%%

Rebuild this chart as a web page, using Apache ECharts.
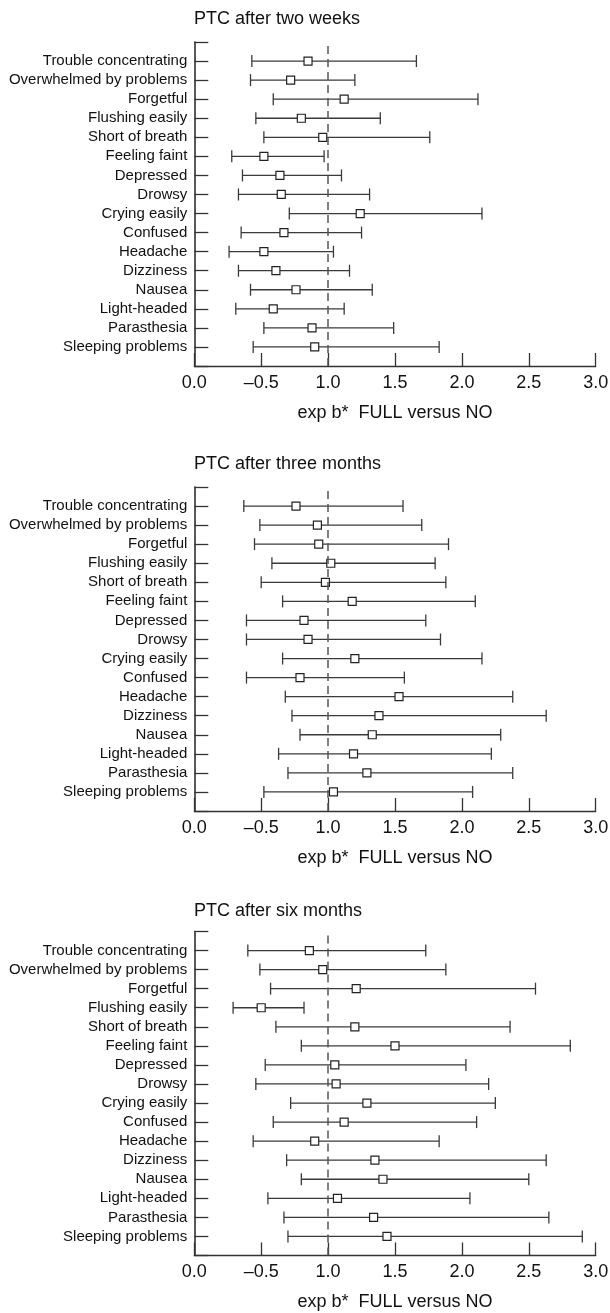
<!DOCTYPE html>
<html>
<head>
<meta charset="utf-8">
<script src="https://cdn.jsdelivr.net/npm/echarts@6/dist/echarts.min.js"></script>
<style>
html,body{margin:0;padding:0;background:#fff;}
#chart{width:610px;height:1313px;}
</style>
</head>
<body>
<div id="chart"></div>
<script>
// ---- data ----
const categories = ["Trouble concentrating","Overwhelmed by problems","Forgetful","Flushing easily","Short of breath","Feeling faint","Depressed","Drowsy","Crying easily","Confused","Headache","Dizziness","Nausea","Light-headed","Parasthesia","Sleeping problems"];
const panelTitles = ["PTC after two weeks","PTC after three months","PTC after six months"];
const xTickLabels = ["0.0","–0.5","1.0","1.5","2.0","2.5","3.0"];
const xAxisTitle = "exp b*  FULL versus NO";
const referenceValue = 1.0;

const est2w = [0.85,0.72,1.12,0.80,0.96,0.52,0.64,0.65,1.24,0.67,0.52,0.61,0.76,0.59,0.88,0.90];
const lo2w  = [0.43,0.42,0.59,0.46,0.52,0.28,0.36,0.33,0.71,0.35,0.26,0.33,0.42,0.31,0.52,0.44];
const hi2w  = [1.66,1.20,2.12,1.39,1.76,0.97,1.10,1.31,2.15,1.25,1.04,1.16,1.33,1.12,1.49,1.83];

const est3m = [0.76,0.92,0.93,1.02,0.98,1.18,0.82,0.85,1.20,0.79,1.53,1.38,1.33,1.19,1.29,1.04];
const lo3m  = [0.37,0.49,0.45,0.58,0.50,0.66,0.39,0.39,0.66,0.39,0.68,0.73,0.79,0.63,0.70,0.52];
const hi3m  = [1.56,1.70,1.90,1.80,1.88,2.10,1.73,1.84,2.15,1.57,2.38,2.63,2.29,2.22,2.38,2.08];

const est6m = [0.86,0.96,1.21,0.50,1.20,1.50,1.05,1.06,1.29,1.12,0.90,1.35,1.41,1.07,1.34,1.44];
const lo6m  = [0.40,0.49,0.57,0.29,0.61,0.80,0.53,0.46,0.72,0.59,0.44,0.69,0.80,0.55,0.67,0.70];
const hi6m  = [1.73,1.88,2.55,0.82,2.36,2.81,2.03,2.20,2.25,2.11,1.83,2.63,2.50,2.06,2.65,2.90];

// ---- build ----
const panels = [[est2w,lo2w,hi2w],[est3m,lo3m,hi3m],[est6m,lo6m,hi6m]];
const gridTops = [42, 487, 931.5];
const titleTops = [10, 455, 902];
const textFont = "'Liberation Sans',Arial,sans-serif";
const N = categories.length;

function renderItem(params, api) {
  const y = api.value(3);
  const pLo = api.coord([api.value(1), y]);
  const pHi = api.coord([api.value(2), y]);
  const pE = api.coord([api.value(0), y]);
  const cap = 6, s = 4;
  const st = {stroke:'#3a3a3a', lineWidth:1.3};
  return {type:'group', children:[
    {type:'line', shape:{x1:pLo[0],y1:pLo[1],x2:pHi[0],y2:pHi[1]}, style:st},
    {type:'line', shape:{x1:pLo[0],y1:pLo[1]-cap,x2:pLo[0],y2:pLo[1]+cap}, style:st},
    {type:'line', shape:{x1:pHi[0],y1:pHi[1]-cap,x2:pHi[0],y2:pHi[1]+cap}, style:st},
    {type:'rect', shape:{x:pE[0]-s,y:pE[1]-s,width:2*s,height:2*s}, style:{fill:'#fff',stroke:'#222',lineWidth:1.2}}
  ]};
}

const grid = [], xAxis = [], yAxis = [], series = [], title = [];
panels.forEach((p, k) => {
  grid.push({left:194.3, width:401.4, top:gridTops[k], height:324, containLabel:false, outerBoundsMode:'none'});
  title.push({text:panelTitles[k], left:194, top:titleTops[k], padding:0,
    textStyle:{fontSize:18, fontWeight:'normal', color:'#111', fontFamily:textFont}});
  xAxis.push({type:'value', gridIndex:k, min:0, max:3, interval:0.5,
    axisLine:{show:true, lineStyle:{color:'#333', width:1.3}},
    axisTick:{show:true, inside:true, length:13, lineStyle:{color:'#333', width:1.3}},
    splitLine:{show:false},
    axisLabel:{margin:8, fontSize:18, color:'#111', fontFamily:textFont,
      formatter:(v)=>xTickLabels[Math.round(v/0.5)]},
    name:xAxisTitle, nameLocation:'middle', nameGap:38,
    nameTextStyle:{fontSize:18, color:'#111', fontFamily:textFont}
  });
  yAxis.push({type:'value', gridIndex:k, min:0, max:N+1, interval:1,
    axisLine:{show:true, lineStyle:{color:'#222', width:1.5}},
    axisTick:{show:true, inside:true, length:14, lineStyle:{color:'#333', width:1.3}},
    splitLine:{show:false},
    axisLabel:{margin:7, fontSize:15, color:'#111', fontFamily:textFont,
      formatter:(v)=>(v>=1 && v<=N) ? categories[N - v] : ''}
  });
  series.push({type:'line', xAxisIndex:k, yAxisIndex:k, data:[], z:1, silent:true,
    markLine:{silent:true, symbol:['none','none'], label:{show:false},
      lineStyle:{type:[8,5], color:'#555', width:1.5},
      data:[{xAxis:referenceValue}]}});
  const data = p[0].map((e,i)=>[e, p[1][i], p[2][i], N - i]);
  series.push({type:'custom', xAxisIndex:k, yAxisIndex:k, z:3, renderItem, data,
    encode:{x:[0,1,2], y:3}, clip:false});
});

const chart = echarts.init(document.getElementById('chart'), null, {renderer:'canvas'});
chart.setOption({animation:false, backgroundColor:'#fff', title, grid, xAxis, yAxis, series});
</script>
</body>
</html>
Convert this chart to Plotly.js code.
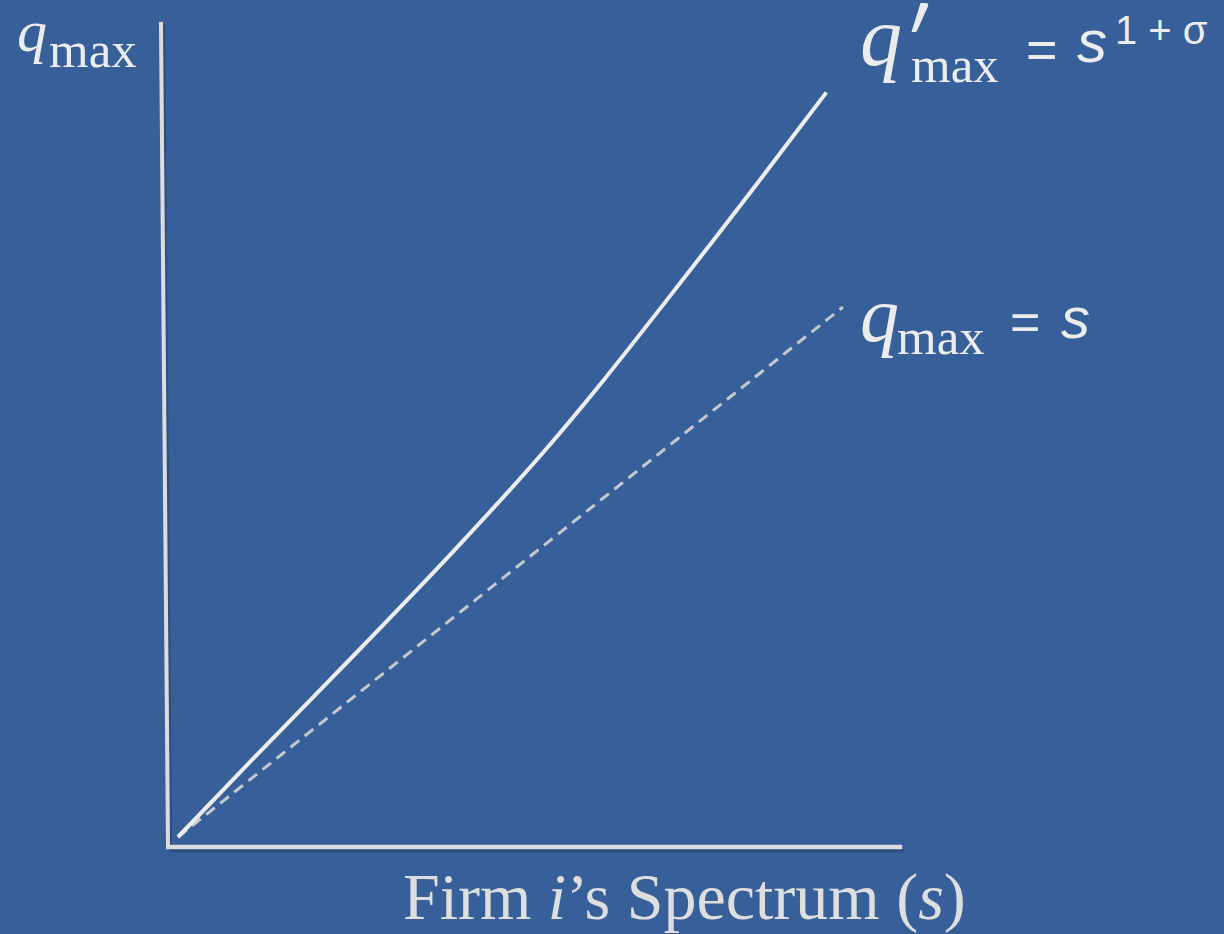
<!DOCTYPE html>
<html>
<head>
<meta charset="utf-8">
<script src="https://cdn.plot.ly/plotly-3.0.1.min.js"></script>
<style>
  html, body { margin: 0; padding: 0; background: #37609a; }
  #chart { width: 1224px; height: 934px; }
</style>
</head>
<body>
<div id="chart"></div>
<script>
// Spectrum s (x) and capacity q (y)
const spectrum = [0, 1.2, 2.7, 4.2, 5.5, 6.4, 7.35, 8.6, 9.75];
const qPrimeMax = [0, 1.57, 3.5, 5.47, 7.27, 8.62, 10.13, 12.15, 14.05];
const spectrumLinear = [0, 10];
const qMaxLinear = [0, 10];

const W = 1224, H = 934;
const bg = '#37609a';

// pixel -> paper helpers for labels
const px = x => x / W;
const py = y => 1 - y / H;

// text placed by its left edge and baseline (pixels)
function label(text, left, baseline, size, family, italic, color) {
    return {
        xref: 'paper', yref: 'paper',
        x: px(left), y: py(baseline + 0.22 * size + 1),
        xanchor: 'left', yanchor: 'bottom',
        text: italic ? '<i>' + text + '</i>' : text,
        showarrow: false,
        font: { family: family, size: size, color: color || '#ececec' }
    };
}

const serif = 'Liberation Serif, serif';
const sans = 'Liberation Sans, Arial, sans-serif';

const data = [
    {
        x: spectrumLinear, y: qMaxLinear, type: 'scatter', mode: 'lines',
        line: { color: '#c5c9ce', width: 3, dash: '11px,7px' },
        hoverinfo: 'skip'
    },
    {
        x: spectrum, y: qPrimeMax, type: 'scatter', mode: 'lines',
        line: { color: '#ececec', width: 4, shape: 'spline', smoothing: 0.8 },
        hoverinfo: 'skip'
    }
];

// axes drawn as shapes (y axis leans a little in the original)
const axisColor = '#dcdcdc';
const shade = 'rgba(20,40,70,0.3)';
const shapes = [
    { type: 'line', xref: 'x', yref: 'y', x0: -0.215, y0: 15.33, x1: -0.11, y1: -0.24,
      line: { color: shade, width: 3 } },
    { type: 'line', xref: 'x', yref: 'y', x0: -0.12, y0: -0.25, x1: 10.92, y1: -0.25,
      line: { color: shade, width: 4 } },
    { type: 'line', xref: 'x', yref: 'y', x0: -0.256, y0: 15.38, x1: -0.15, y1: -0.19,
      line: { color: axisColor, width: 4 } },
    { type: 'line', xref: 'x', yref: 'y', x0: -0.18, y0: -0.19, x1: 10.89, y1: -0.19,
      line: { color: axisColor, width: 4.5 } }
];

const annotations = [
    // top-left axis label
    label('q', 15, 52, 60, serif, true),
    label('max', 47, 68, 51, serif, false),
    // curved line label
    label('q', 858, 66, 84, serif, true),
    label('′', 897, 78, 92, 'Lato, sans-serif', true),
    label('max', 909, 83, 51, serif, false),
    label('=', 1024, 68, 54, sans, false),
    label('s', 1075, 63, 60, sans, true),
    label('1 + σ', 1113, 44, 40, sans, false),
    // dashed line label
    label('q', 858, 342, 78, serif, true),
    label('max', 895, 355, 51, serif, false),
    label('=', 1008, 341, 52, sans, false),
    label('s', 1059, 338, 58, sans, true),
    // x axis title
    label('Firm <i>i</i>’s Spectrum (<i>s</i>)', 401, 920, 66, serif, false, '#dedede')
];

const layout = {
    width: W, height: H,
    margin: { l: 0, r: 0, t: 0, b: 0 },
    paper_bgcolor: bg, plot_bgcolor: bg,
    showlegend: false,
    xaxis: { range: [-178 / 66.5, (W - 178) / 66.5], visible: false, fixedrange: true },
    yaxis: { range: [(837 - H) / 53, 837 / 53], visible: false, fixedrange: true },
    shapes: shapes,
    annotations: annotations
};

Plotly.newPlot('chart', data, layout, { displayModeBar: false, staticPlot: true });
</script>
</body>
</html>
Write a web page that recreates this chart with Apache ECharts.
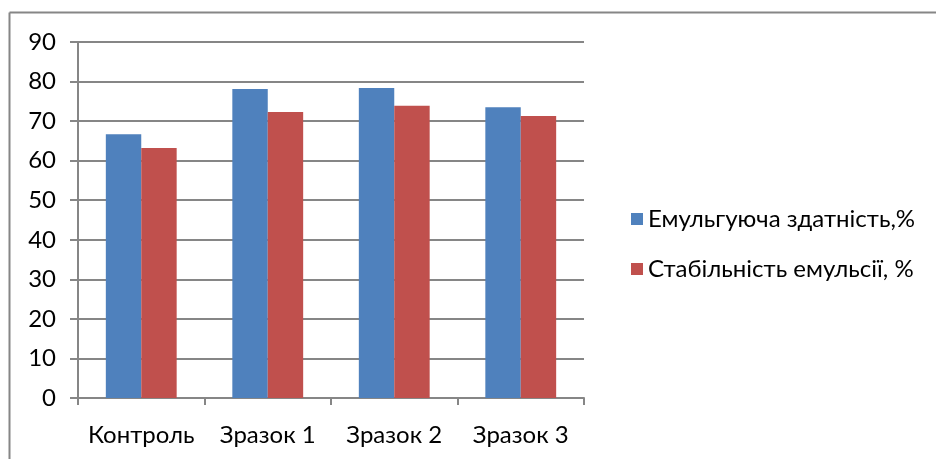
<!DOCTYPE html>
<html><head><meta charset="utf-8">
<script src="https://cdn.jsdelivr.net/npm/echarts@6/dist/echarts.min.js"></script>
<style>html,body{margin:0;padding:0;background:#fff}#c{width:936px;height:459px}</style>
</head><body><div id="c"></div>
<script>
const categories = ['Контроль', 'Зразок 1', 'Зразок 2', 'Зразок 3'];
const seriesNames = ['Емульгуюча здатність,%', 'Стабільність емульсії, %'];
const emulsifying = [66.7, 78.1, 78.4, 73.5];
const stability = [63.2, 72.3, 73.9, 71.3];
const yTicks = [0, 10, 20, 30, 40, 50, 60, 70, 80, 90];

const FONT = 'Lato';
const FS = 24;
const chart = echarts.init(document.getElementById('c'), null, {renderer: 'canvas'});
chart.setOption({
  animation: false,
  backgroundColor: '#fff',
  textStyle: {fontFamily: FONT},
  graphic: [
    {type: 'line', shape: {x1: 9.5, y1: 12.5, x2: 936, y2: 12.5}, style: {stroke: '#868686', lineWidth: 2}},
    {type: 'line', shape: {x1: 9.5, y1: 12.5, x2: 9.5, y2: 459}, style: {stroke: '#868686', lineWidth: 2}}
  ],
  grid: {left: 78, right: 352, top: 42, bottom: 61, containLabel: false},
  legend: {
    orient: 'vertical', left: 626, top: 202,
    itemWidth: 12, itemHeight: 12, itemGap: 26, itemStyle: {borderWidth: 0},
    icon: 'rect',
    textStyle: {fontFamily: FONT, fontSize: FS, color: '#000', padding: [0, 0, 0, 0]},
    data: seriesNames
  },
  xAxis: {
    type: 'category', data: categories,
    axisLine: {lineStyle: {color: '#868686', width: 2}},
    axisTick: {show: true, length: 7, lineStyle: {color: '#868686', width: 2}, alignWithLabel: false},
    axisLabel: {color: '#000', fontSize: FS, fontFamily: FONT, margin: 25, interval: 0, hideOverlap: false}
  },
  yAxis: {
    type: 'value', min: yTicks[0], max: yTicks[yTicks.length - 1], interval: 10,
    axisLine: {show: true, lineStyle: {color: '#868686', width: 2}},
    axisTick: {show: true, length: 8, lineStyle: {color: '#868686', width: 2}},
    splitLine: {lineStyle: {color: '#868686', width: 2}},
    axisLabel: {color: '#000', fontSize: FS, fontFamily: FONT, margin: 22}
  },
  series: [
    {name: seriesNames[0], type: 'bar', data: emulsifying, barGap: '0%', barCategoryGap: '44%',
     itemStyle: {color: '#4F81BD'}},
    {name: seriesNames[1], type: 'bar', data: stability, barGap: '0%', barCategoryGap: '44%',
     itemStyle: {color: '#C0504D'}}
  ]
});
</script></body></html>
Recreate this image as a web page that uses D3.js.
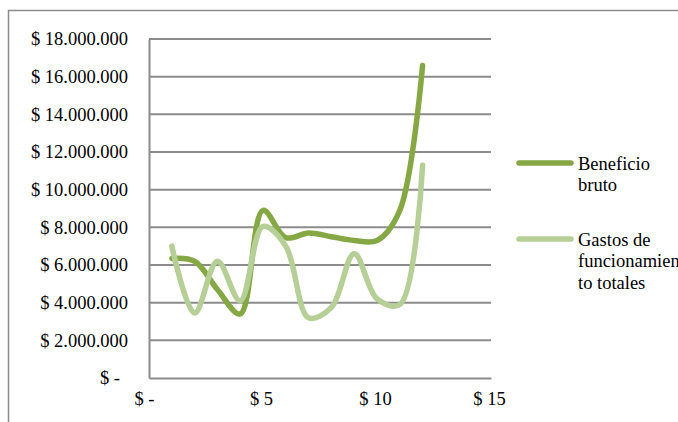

%%

> [SET EXERCISE]
Keep to the lines between the line with "Write a web" and the line with "70, 80, 90];", inclusive, and transcribe them without pictures.

> [RESPONSE TO THIS TASK]
Write a web page that recreates this chart with Apache ECharts.
<!DOCTYPE html>
<html><head><meta charset="utf-8">
<script src="https://cdn.jsdelivr.net/npm/echarts@6/dist/echarts.min.js"></script>
<style>html,body{margin:0;padding:0;background:#fff}#c{width:936px;height:459px}</style>
</head><body><div id="c"></div>
<script>
const categories = ['Контроль', 'Зразок 1', 'Зразок 2', 'Зразок 3'];
const seriesNames = ['Емульгуюча здатність,%', 'Стабільність емульсії, %'];
const emulsifying = [66.7, 78.1, 78.4, 73.5];
const stability = [63.2, 72.3, 73.9, 71.3];
const yTicks = [0, 10, 20, 30, 40, 50, 60, 70, 80, 90];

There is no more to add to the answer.